Kendell pointed to the "disconnect" between the percentage of residents age 25 years and older who have high school diplomas and those who have higher degrees. Utah, where 92.5 percent of residents older than 25 had high school diplomas in 2005, ranked second only to Minnesota.
"The economy is changing, and the good jobs in the future are going to require more training rather than less," Kendell said. "The number of high-paying manufacturing jobs, such as those at Geneva Steel, are not abundant like they were 20 years ago."
Wages earned by those with college degrees compared with those earned by high school graduates are substantially higher:
Census data shows that those with just high school diplomas in 2004 earned a national average of $28,645, while those with bachelor's degrees made $51,554. An advanced degree boosted wages to an average of $78,093.

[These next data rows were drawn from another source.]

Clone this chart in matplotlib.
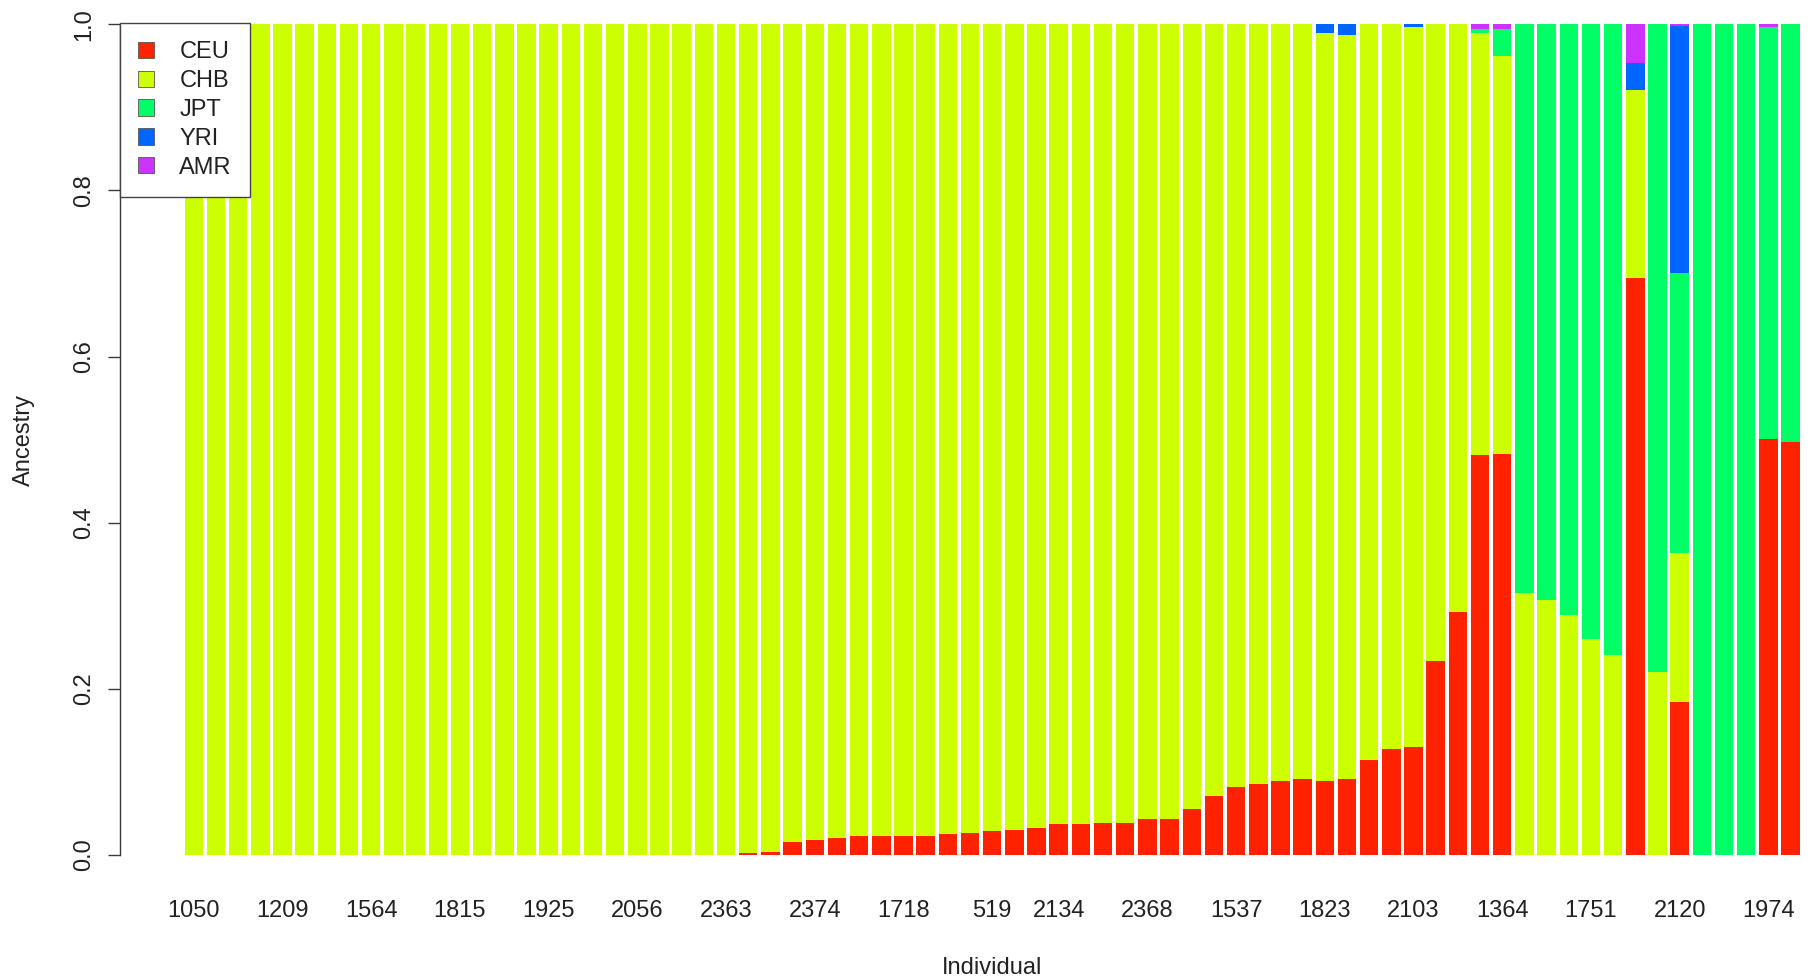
import matplotlib
matplotlib.use("Agg")
import matplotlib.pyplot as plt
from matplotlib.patches import Patch
import numpy as np

plt.rcParams["font.family"] = ["Liberation Sans", "DejaVu Sans"]

# Admixture proportions per individual (73 individuals, sorted as in the run)
# Only the IDs that fit on the axis are printed; the rest stay blank.
individuals = [
    "1050", "", "", "", "1209", "", "", "", "1564", "",
    "", "", "1815", "", "", "", "1925", "", "", "",
    "2056", "", "", "", "2363", "", "", "", "2374", "",
    "", "", "1718", "", "", "", "519", "", "", "2134",
    "", "", "", "2368", "", "", "", "1537", "", "",
    "", "1823", "", "", "", "2103", "", "", "", "1364",
    "", "", "", "1751", "", "", "", "2120", "", "",
    "", "1974", "",
]

ceu = [
    0, 0, 0, 0, 0, 0, 0, 0, 0, 0,
    0, 0, 0, 0, 0, 0, 0, 0, 0, 0,
    0, 0, 0, 0, 0, 0.002, 0.004, 0.016, 0.018, 0.021,
    0.023, 0.023, 0.023, 0.023, 0.025, 0.027, 0.029, 0.030, 0.032, 0.037,
    0.037, 0.039, 0.039, 0.043, 0.043, 0.055, 0.071, 0.082, 0.085, 0.089,
    0.092, 0.089, 0.092, 0.114, 0.128, 0.130, 0.233, 0.292, 0.481, 0.483,
    0, 0, 0, 0, 0, 0.695, 0, 0.184, 0, 0,
    0, 0.501, 0.497,
]

chb = [
    1, 1, 1, 1, 1, 1, 1, 1, 1, 1,
    1, 1, 1, 1, 1, 1, 1, 1, 1, 1,
    1, 1, 1, 1, 1, 0.998, 0.996, 0.984, 0.982, 0.979,
    0.977, 0.977, 0.977, 0.977, 0.975, 0.973, 0.971, 0.970, 0.968, 0.963,
    0.963, 0.961, 0.961, 0.957, 0.957, 0.945, 0.929, 0.918, 0.915, 0.911,
    0.908, 0.901, 0.895, 0.886, 0.872, 0.867, 0.767, 0.708, 0.509, 0.479,
    0.315, 0.307, 0.289, 0.260, 0.241, 0.226, 0.220, 0.180, 0, 0,
    0, 0, 0,
]

jpt = [
    0, 0, 0, 0, 0, 0, 0, 0, 0, 0,
    0, 0, 0, 0, 0, 0, 0, 0, 0, 0,
    0, 0, 0, 0, 0, 0, 0, 0, 0, 0,
    0, 0, 0, 0, 0, 0, 0, 0, 0, 0,
    0, 0, 0, 0, 0, 0, 0, 0, 0, 0,
    0, 0, 0, 0, 0, 0, 0, 0, 0.004, 0.032,
    0.685, 0.693, 0.711, 0.740, 0.759, 0, 0.780, 0.336, 1, 1,
    1, 0.496, 0.503,
]

yri = [
    0, 0, 0, 0, 0, 0, 0, 0, 0, 0,
    0, 0, 0, 0, 0, 0, 0, 0, 0, 0,
    0, 0, 0, 0, 0, 0, 0, 0, 0, 0,
    0, 0, 0, 0, 0, 0, 0, 0, 0, 0,
    0, 0, 0, 0, 0, 0, 0, 0, 0, 0,
    0, 0.010, 0.013, 0, 0, 0.003, 0, 0, 0, 0,
    0, 0, 0, 0, 0, 0.032, 0, 0.298, 0, 0,
    0, 0, 0,
]

amr = [
    0, 0, 0, 0, 0, 0, 0, 0, 0, 0,
    0, 0, 0, 0, 0, 0, 0, 0, 0, 0,
    0, 0, 0, 0, 0, 0, 0, 0, 0, 0,
    0, 0, 0, 0, 0, 0, 0, 0, 0, 0,
    0, 0, 0, 0, 0, 0, 0, 0, 0, 0,
    0, 0, 0, 0, 0, 0, 0, 0, 0.006, 0.006,
    0, 0, 0, 0, 0, 0.047, 0, 0.002, 0, 0,
    0, 0.003, 0,
]

populations = ["CEU", "CHB", "JPT", "YRI", "AMR"]
pop_colors = ["#FF2200", "#CCFF00", "#00FF66", "#0066FF", "#CC33FF"]

components = np.array([ceu, chb, jpt, yri, amr], dtype=float)
n = components.shape[1]

# barplot geometry: unit-wide bars separated by 0.2
space = 0.2
x = space + 0.5 + (1 + space) * np.arange(n)

W, H = 1814, 976
fig = plt.figure(figsize=(W / 100, H / 100), dpi=100)

# plot region (pixels) — extends slightly past the canvas on top/right
px_left, px_bottom = 120.0, 888.2
px_per_x = 18.48
px_per_y = 830.7
x_lo, x_hi = space, (1 + space) * n
xr = x_hi - x_lo
ax_w = 1.08 * xr * px_per_x
ax_h = 1.08 * px_per_y
ax = fig.add_axes([px_left / W, (H - px_bottom) / H, ax_w / W, ax_h / H])

bottom = np.zeros(n)
for vals, col in zip(components, pop_colors):
    ax.bar(x, vals, width=1.0, bottom=bottom, color=col, edgecolor="none",
           linewidth=0)
    bottom += vals

ax.set_xlim(x_lo - 0.04 * xr, x_hi + 0.04 * xr)
ax.set_ylim(-0.04, 1.04)

# axes styling
for side in ("top", "right", "bottom"):
    ax.spines[side].set_visible(False)
ax.spines["left"].set_bounds(0, 1)
ax.spines["left"].set_color("#3a3a3a")
ax.spines["left"].set_linewidth(1.0)

yt = [0.0, 0.2, 0.4, 0.6, 0.8, 1.0]
ax.set_yticks(yt)
ax.set_yticklabels([f"{v:.1f}" for v in yt], rotation=90, va="center",
                   ha="right")
ax.tick_params(axis="y", length=9, width=1.0, color="#3a3a3a", pad=9,
               labelsize=17, labelcolor="#222222")

labelled = [i for i, s in enumerate(individuals) if s]
ax.set_xticks(x[labelled])
ax.set_xticklabels([individuals[i] for i in labelled])
ax.tick_params(axis="x", length=0, pad=8.3, labelsize=17,
               labelcolor="#222222")

ax.set_xlabel("Individual", fontsize=17, color="#222222")
ax.xaxis.label.set_va("baseline")
ax.xaxis.set_label_coords(0.5, (px_bottom - 974.5) / ax_h)

ax.set_ylabel("Ancestry", fontsize=17, color="#222222")
ax.yaxis.label.set_rotation_mode("anchor")
ax.yaxis.label.set_va("baseline")
ax.yaxis.label.set_ha("center")
ax.yaxis.set_label_coords((29.5 - px_left) / ax_w, 0.5)

handles = [Patch(facecolor=c, edgecolor="#555555", linewidth=0.6)
           for c in pop_colors]
leg = ax.legend(handles, populations, loc="upper left",
                bbox_to_anchor=(px_left / W, (H - 23) / H),
                bbox_transform=fig.transFigure, fontsize=17,
                frameon=True, fancybox=False, framealpha=1.0,
                borderaxespad=0, borderpad=0.77, labelspacing=0.29,
                handlelength=0.68, handleheight=0.68, handletextpad=1.06)
leg.get_frame().set_edgecolor("#444444")
leg.get_frame().set_linewidth(1.0)
for t in leg.get_texts():
    t.set_color("#222222")

fig.savefig("out.png", dpi=100)
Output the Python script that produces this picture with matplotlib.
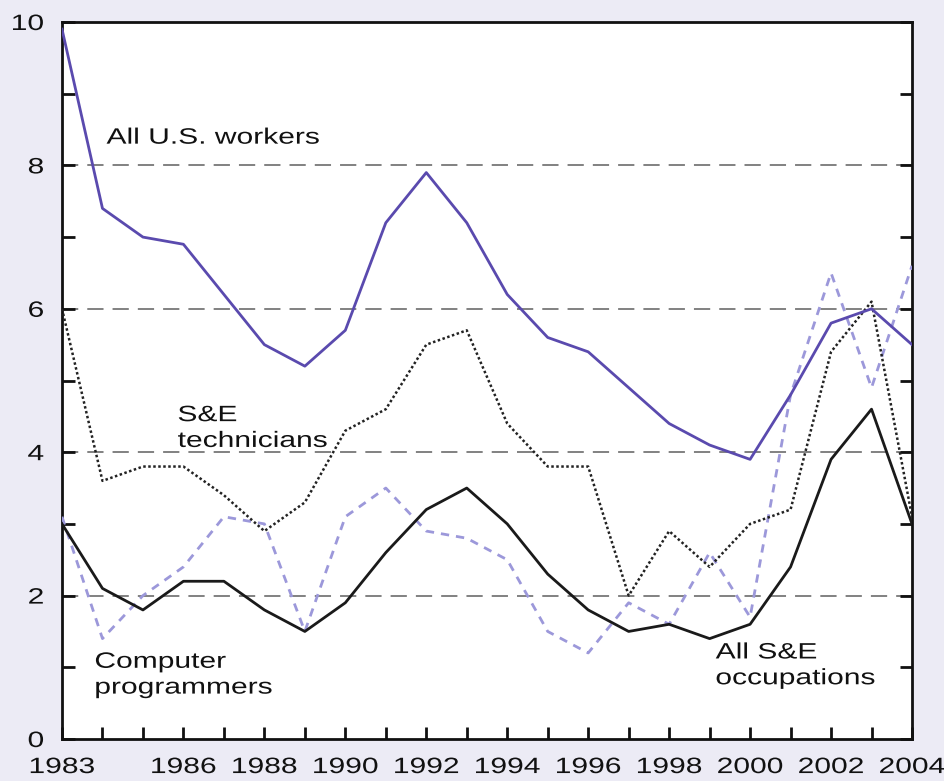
import matplotlib
matplotlib.use("Agg")
import matplotlib.pyplot as plt
from matplotlib.patheffects import AbstractPathEffect
from matplotlib.transforms import Affine2D

years = list(range(1983, 2005))
all_us_workers = [9.9, 7.4, 7.0, 6.9, 6.2, 5.5, 5.2, 5.7, 7.2, 7.9, 7.2, 6.2, 5.6, 5.4,
                  4.9, 4.4, 4.1, 3.9, 4.8, 5.8, 6.0, 5.5]
se_technicians = [6.0, 3.6, 3.8, 3.8, 3.4, 2.9, 3.3, 4.3, 4.6, 5.5, 5.7, 4.4, 3.8, 3.8,
                  2.0, 2.9, 2.4, 3.0, 3.2, 5.4, 6.1, 3.1]
computer_programmers = [3.1, 1.4, 2.0, 2.4, 3.1, 3.0, 1.5, 3.1, 3.5, 2.9, 2.8, 2.5, 1.5, 1.2,
                        1.9, 1.6, 2.6, 1.7, 4.8, 6.5, 4.9, 6.6]
all_se_occupations = [3.0, 2.1, 1.8, 2.2, 2.2, 1.8, 1.5, 1.9, 2.6, 3.2, 3.5, 3.0, 2.3, 1.8,
                      1.5, 1.6, 1.4, 1.6, 2.4, 3.9, 4.6, 3.0]
x_tick_labels = ["1983", "1986", "1988", "1990", "1992", "1994", "1996", "1998", "2000", "2002", "2004"]
x_tick_years = [1983, 1986, 1988, 1990, 1992, 1994, 1996, 1998, 2000, 2002, 2004]
y_tick_labels = ["0", "2", "4", "6", "8", "10"]


class HStretch(AbstractPathEffect):
    """Stretch glyphs horizontally around an anchor (the reference font is wide)."""
    def __init__(self, sx=1.35, anchor='left'):
        super().__init__()
        self.sx = sx
        self.anchor = anchor

    def draw_path(self, renderer, gc, tpath, affine, rgbFace=None):
        ext = tpath.get_extents(affine)
        if self.anchor == 'left':
            a = ext.x0
        elif self.anchor == 'right':
            a = ext.x1
        else:
            a = 0.5 * (ext.x0 + ext.x1)
        t = affine + Affine2D().translate(-a, 0).scale(self.sx, 1).translate(a, 0)
        renderer.draw_path(gc, tpath, t, rgbFace)


plt.rcParams['font.family'] = ['Liberation Sans', 'DejaVu Sans']

SX = 1.35
bg = '#ECEBF5'
fig = plt.figure(figsize=(9.45, 7.81), dpi=100, facecolor=bg)
ax = fig.add_axes([62/945, 1 - 739/781, (912-62)/945, (739-22)/781])
ax.set_facecolor('white')

for yv in [2, 4, 6, 8]:
    ax.axhline(yv, color='#777777', lw=1.3, ls=(0, (9, 5)), zorder=1)

ax.plot(years, computer_programmers, color='#9C98DA', lw=2.0, ls=(0, (3, 2.5)), zorder=3)
ax.plot(years, se_technicians, color='#222222', lw=1.8, ls=(0, (1, 1)), zorder=3)
ax.plot(years, all_se_occupations, color='#1a1a1a', lw=2.0, zorder=4)
ax.plot(years, all_us_workers, color='#5A4AAE', lw=2.0, zorder=4)

ax.set_xlim(1983, 2004)
ax.set_ylim(0, 10)
ax.set_xticks(years)
lab_map = dict(zip(x_tick_years, x_tick_labels))
ax.set_xticklabels([lab_map.get(y, "") for y in years])
ax.set_yticks(range(0, 11))
y_map = {int(s): s for s in y_tick_labels}
ax.set_yticklabels([y_map.get(v, "") for v in range(0, 11)])
ax.tick_params(axis='both', direction='in', length=9, width=2, labelsize=16,
               colors='#111111')
ax.tick_params(axis='y', right=True, left=True, pad=13)
ax.tick_params(axis='x', pad=13)
for lbl in ax.get_xticklabels():
    lbl.set_path_effects([HStretch(SX, 'center')])
for lbl in ax.get_yticklabels():
    lbl.set_path_effects([HStretch(SX, 'right')])
for s in ax.spines.values():
    s.set_linewidth(2)
    s.set_color('#111111')

fs = 16
pe = [HStretch(SX, 'left')]
ax.text(1984.1, 8.38, "All U.S. workers", fontsize=fs, va='center', ha='left', color='#111111',
        path_effects=pe)
ax.text(1985.86, 4.33, "S&E\ntechnicians", fontsize=fs, va='center', ha='left', color='#111111',
        linespacing=1.3, path_effects=pe)
ax.text(1983.81, 0.89, "Computer\nprogrammers", fontsize=fs, va='center', ha='left', color='#111111',
        linespacing=1.3, path_effects=pe)
ax.text(1999.15, 1.02, "All S&E\noccupations", fontsize=fs, va='center', ha='left', color='#111111',
        linespacing=1.3, path_effects=pe)

fig.savefig("out.png", dpi=100, facecolor=bg)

Workers without high school diplomas earned an average of just $19,169.
The Utah State Office of Education regards the state's second-place ranking for its percentage of high school graduates as "great news." Spokesman Mark Peterson credits Utah's "kid-friendly" culture and the peer pressure to graduate caused by the fact that between one in four and one in five Utah residents is a public education student, while the national average is one in seven, Peterson said.
"Some students have perhaps concluded that college is not as important and they are taking jobs and not finishing college," Kendell said.
"Maybe people are taking a job that is very attractive to a high school graduate at $14 or $15 an hour, but it's not a self-sustaining career over time. The people who are going to survive in the future are the skilled workers. The nonskilled people are more expendable."